Une nouvelle analyse de l’université d’Harvard et de Berkeley suggère que, en fait, presque toutes les étoiles sont probablement nées avec une “jumelle”, y compris notre propre soleil. Les résultats de cette étude sont basés sur l’observation de très jeunes étoiles dans un grand nuage moléculaire dans la constellation de Persée.
Voici Barnard 68, un sombre nuage moléculaire rempli de gaz et de poussière qui bloque la lumière des étoiles qui se forment à l’intérieur ainsi que celle des étoiles et des galaxies situées derrière elle. Cette “pouponnière stellaire” et d’autres, comme le nuage moléculaire de Persée, ne peuvent être sondées que par des ondes radio. (FORS Team/ VLT Antu/ ESO)
Les étoiles naissent dans des nuages en forme d’œufs appelés “noyaux denses” (dense cores). Ces poussiéreux nuages de gaz bloquent la lumière des étoiles à l’intérieur et derrière elles. Mais heureusement pour nous, les ondes radio peuvent y pénétrer. Le radiotélescope Very Large Array a récemment utilisé des ondes radio pour cartographier toutes les jeunes étoiles dans la pouponnière de Persée et les chercheurs ont utilisé ces données pour comprendre les relations entre les étoiles d’âges différents.
Ils ont constaté que les étoiles binaires séparées par des distances de 500 UA ou plus (soit 500 fois la distance entre la Terre et le soleil) étaient extrêmement jeunes, de moins de 500 000 ans. Dans ces systèmes, les paires d’étoiles ont tendance à être alignées avec l’axe long du nuage en forme d’œuf.

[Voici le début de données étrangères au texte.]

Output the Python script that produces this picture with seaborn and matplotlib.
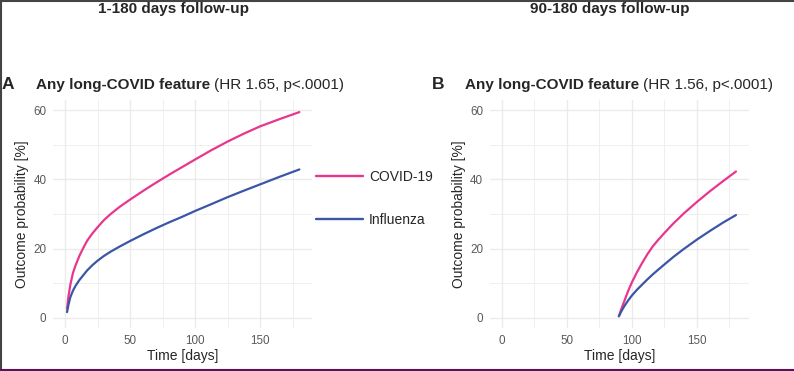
import matplotlib
matplotlib.use('Agg')
import matplotlib.pyplot as plt
import pandas as pd
import seaborn as sns
from matplotlib.lines import Line2D

# groups and colours
groups = ['COVID-19', 'Influenza']
palette = {'COVID-19': '#E8368F', 'Influenza': '#3A56A5'}

# panel A: 1-180 days follow-up
days_a = [1.5, 2.5, 4, 6, 8, 11, 14, 17, 21, 25, 30, 35, 42, 50, 60, 70, 80, 90, 100,
          112, 125, 137, 150, 165, 180]
covid_a = [2.6, 6, 9.5, 12.9, 15.1, 17.9, 20.2, 22.3, 24.4, 26.2, 28.3, 30.0, 32.1, 34.2, 36.7,
           39.1, 41.4, 43.6, 45.8, 48.4, 51.0, 53.2, 55.4, 57.5, 59.5]
flu_a = [1.6, 3.6, 5.9, 7.8, 9.2, 10.9, 12.3, 13.7, 15.2, 16.5, 17.9, 19.1, 20.6, 22.2, 24.1,
         25.9, 27.6, 29.2, 30.9, 32.8, 34.9, 36.7, 38.6, 40.8, 42.9]

# panel B: 90-180 days follow-up
days_b = [90, 92, 94, 97, 100, 104, 108, 112, 116, 120, 125, 132, 140, 150, 160, 170, 180]
covid_b = [0.4, 2.6, 4.6, 7.6, 10.2, 13.2, 15.9, 18.4, 20.6, 22.4, 24.5, 27.3, 30.2, 33.5, 36.6,
           39.5, 42.3]
flu_b = [0.4, 1.9, 3.2, 4.9, 6.4, 8.1, 9.6, 11.1, 12.5, 13.8, 15.4, 17.6, 19.9, 22.6, 25.1, 27.5, 29.7]

panel_titles = ['1-180 days follow-up', '90-180 days follow-up']
panel_letters = ['A', 'B']
panel_hr = ['(HR 1.65, p<.0001)', '(HR 1.56, p<.0001)']
x_ticks = [0, 50, 100, 150]
y_ticks = [0, 20, 40, 60]


def long_df(days, covid, flu):
    return pd.concat([
        pd.DataFrame({'day': days, 'prob': covid, 'group': 'COVID-19'}),
        pd.DataFrame({'day': days, 'prob': flu, 'group': 'Influenza'}),
    ])


sns.set_theme(style='white')
plt.rcParams['font.family'] = ['Liberation Sans', 'DejaVu Sans']

W, H = 794, 371
fig = plt.figure(figsize=(W / 100, H / 100), dpi=100)
fig.patch.set_facecolor('white')

frames = [long_df(days_a, covid_a, flu_a), long_df(days_b, covid_b, flu_b)]
lefts = [53.4, 490]

for i, df in enumerate(frames):
    ax = fig.add_axes([lefts[i] / W, (H - 328) / H, 259 / W, 228 / H])
    sns.lineplot(data=df, x='day', y='prob', hue='group', hue_order=groups, palette=palette,
                 ax=ax, legend=False, linewidth=1.6, errorbar=None)
    ax.set_xlim(-9, 190)
    ax.set_ylim(-3, 63)
    ax.set_xticks(x_ticks)
    ax.set_yticks(y_ticks)
    ax.set_xticks([25, 75, 125, 175], minor=True)
    ax.set_yticks([10, 30, 50], minor=True)
    ax.grid(which='major', color='#EBEBEB', linewidth=1.0)
    ax.grid(which='minor', color='#EFEFEF', linewidth=0.7)
    ax.set_axisbelow(True)
    for s in ax.spines.values():
        s.set_visible(False)
    ax.tick_params(which='both', length=0, labelsize=8.4, labelcolor='#5A5A5A', pad=5)
    ax.set_xlabel('Time [days]', fontsize=10, labelpad=1.5)
    ax.set_ylabel('Outcome probability [%]', fontsize=10, labelpad=3)

# top titles
fig.text(174 / W, 1 - 12.5 / H, panel_titles[0], ha='center', va='baseline', fontsize=11, weight='bold')
fig.text(610 / W, 1 - 12.5 / H, panel_titles[1], ha='center', va='baseline', fontsize=11, weight='bold')

# panel titles: letter, bold part, regular part
letter_x = [2, 432]
title_x = [36, 465]
fig.canvas.draw()
renderer = fig.canvas.get_renderer()
for i in range(2):
    fig.text(letter_x[i] / W, 1 - 89.3 / H, panel_letters[i], ha='left', va='baseline',
             fontsize=12.5, weight='bold')
    t = fig.text(title_x[i] / W, 1 - 89.3 / H, 'Any long-COVID feature', ha='left', va='baseline',
                 fontsize=11, weight='bold')
    bb = t.get_window_extent(renderer)
    fig.text((bb.x1 + 3.5) / W, 1 - 89.3 / H, panel_hr[i], ha='left', va='baseline', fontsize=11)

# shared legend between the panels
handles = [Line2D([], [], color=palette[g], linewidth=1.7) for g in groups]
fig.legend(handles, groups, loc='upper left', bbox_to_anchor=(316 / W, 1 - 170 / H),
           frameon=False, fontsize=10, handlelength=3.4, handletextpad=0.4,
           labelspacing=2.1, borderpad=0, borderaxespad=0)

# frame lines of the original image
fig.add_artist(Line2D([0, 1], [1 - 1 / H, 1 - 1 / H], transform=fig.transFigure, color='#444444', linewidth=1.5))
fig.add_artist(Line2D([1 / W, 1 / W], [0, 1], transform=fig.transFigure, color='#444444', linewidth=1.5))
fig.add_artist(Line2D([0, 1], [1.2 / H, 1.2 / H], transform=fig.transFigure, color='#5C0F5C', linewidth=1.5))

fig.savefig('out.png', dpi=100)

Image radio d’un système à 3 étoiles se formant dans un disque de poussière dans le nuage moléculaire de Persée, obtenue par l’Atacama Large Millimeter/submillimeter Array (ALMA) au Chili. (Bill Saxton/ ALMA/ ESO /NAOJ /NRAO/ AUI / NSF)
Les étoiles légèrement plus âgées, entre 500 000 et un million d’années, avaient tendance à être plus proches, séparées par une distance d’environ 200 UA et elles ne présentaient aucun alignement particulier avec le nuage.
Les auteurs de l’étude ont présenté une variété de modèles mathématiques pour expliquer la distribution des étoiles et ils ont conclu que la seule façon pour que tout cela ait du sens est que les étoiles avec des masses similaires au Soleil (masse solaire) commencent en tant que jumelles éloignées. Les chercheurs estiment qu’au cours d’un million d’années, environ 60% des couples se séparent et les 40% restant se rapprochent les unes des autres.
Les résultats appuient des simulations informatiques qui avaient suggéré que les étoiles se forment par deux, ainsi que des observations que les plus jeunes sont plus susceptibles de former des paires binaires que les étoiles plus anciennes. Mais les auteurs précisent que les résultats doivent être vérifiés dans d’autres nuages formant des étoiles et que davantage de travaux seront nécessaires pour comprendre la physique de ce phénomène.
Si les résultats peuvent être répliqués, ils fourniront de nouvelles preuves que le soleil s’est formé avec une jumelle (non identique) 17 fois plus éloignée que Neptune. Et elle aurait pu être une “jumelle maléfique”. D’après une vieille hypothèse, les scientifiques appellent cette jumelle “Némésis”, parce qu’ils soupçonnent qu’elle a amorcé l’astéroïde qui a tué les dinosaures dans l’orbite terrestre.
Selon le coauteur de l’étude, Steven Stahler de l’université Berkeley :
Nous disons, oui, il y avait probablement une Némésis, il y a longtemps.
…mais Némésis n’a jamais été trouvée.
Leurs résultats ne montrent pas qu’une étoile est à l’origine de l’extinction des dinosaures, mais il est possible (et même très plausible) qu’il y a des milliards d’années, les planètes de notre système orbitaient deux étoiles.
Représentation artistique de l’exoplanète Kepler-1647 b la plus grosse exoplanète en orbite autour de deux étoiles. (Lynette Cook)
On ne peut qu’imaginer les implications que cela pourrait avoir sur les débuts de l’histoire du système solaire et comment cela aurait pu affecter la formation planétaire. Mais ce sera, sans aucun doute, le sujet de futures études.
L’étude publiée dans The Monthly Notices of the Royal Astronomical Society : Embedded Binaries and Their Dense Cores et présentée sur le site de l’université de Berckley : New evidence that all stars are born in pairs.